California Apologizes for Role in Perpetuating Slavery Amid Push for Reparations

10/01/2024

California has formally apologized for its role in perpetuating slavery in the state with the signing of a bill Thursday by Governor Gavin Newsom, even as a larger push for reparations faces challenges. 

The governor was joined by members of the California Legislative Black Caucus for a signing ceremony at the Capitol Thursday. AB 3089, authored by Assemblymember Reggie Jones-Sawyer (D-Los Angeles), acknowledges the state's complicity in the human chattel slavery of the nation's past and its legacy of ongoing harm to generations of Black Californians.  

The new law also requires the state to install a plaque memorializing the apology in a public and conspicuous location in the State Capitol. 

California became a state in 1850, declaring itself a free state which outlawed slavery.
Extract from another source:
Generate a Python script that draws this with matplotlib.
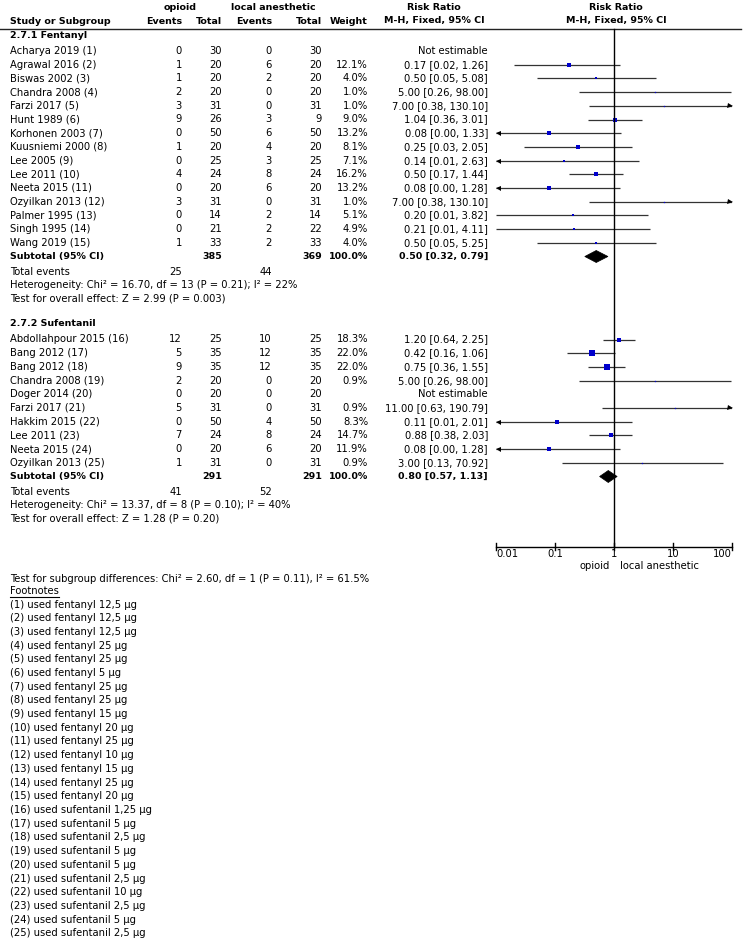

But in practice, it allowed slaves to be brought into the state and continued to enforce fugitive slave laws, with the state Supreme Court declaring the anti-slavery law was simply a "declaration of a principle." The state also opposed civil rights laws, enacted racial barriers such as poll taxes and literacy tests, prohibited interracial marriage, and openly sanctioned widespread segregation and discrimination against Black Californians.   

The bill signing came a day after Newsom vetoed a Senate bill to help Black families reclaim or be compensated for property seized by the state through eminent domain.